Pour m’en convaincre, il m’a suffi d’ouvrir l’ouvrage que mon ami Pierre Blanc, dirigeant d’un cabinet de conseil, et ancien nageur de compétition, vient de sortir aux Editions du Palio : «  On manage comme on nage – 15 leçons de natation à l’usage des managers ». L’originalité, c’est de parler d’un sport qui paraît plus individuel que d’équipe, pas trop dans le style des stéréotypes de l’entreprise. C’est que son argumentation parle du manager lui-même, du nageur lui-même, et non de l’entraîneur. Pour lui, pour bien manager, il faut d’abord se manager soi-même. La lecture de son livre est une sorte de parcours de santé pour bien se préparer aux situations de management (une présentation importante à un comité de Direction par exemple), connaître et savoir écouter ses émotions, son corps (pour pouvoir s’accorder des moments de récupération, comme les nageurs, et non s’épuiser dans l’effort continu), faire les « debriefs » au bon moment (c’est-à-dire à chaud, tout de suite).

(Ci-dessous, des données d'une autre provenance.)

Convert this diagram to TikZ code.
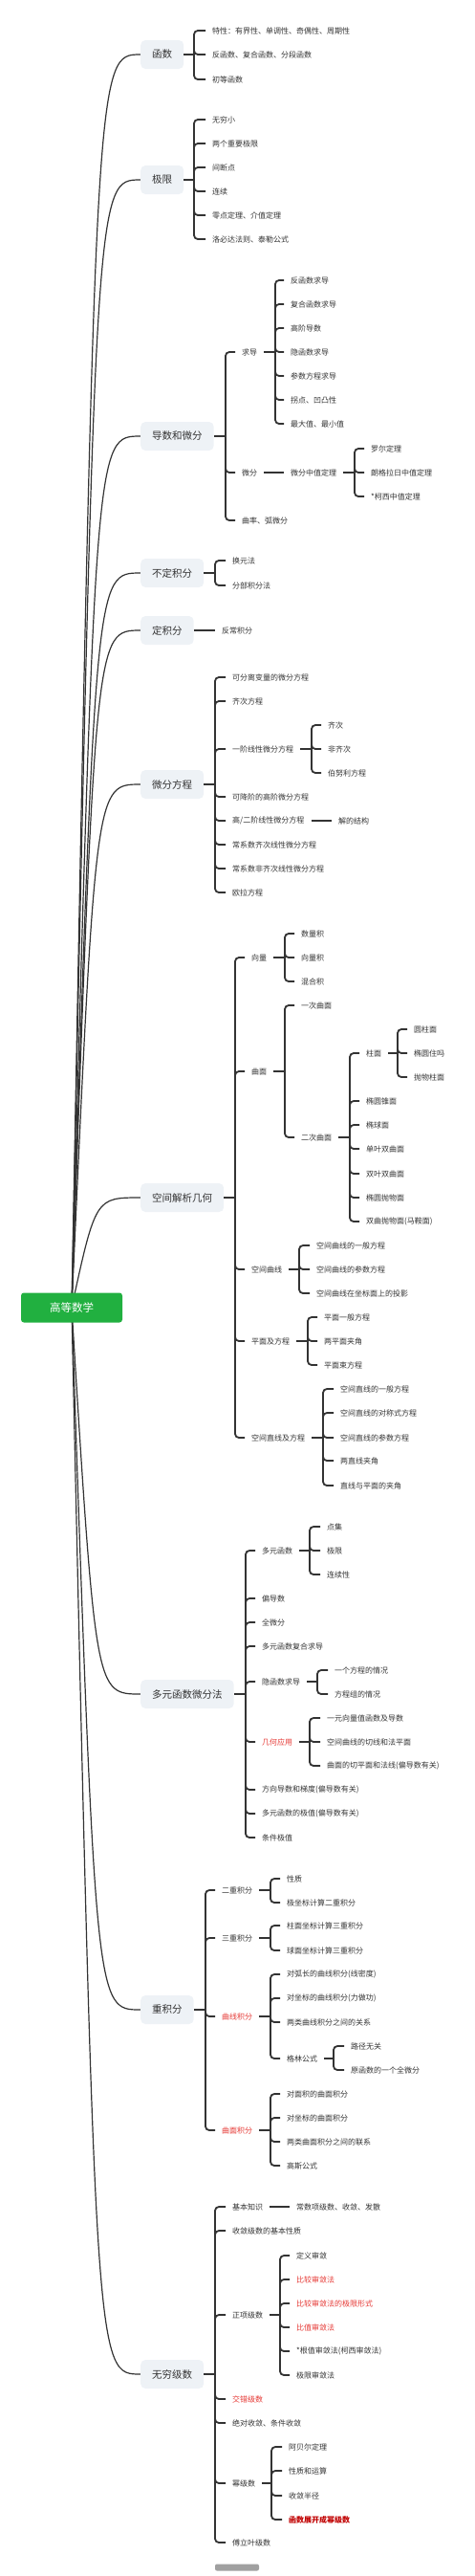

Il met en scène avec talent ce manager inspirant au corps de champion, ces nageurs qui ont tant de modèles d’humanisme à nous transmettre. On se laisse bien mener par ces jeux de métaphores aquatiques, au point de finir par croire, comme il le suggère lui-même, que « la natation donnera un jour droit à une formation diplômante » en management. Tout un symbole.

On a du mal à choisir si son livre donne envie de mieux manager ou d’aller à la piscine.

Mais il n’est peut-être pas nécessaire de choisir. L’un nourrit l’autre.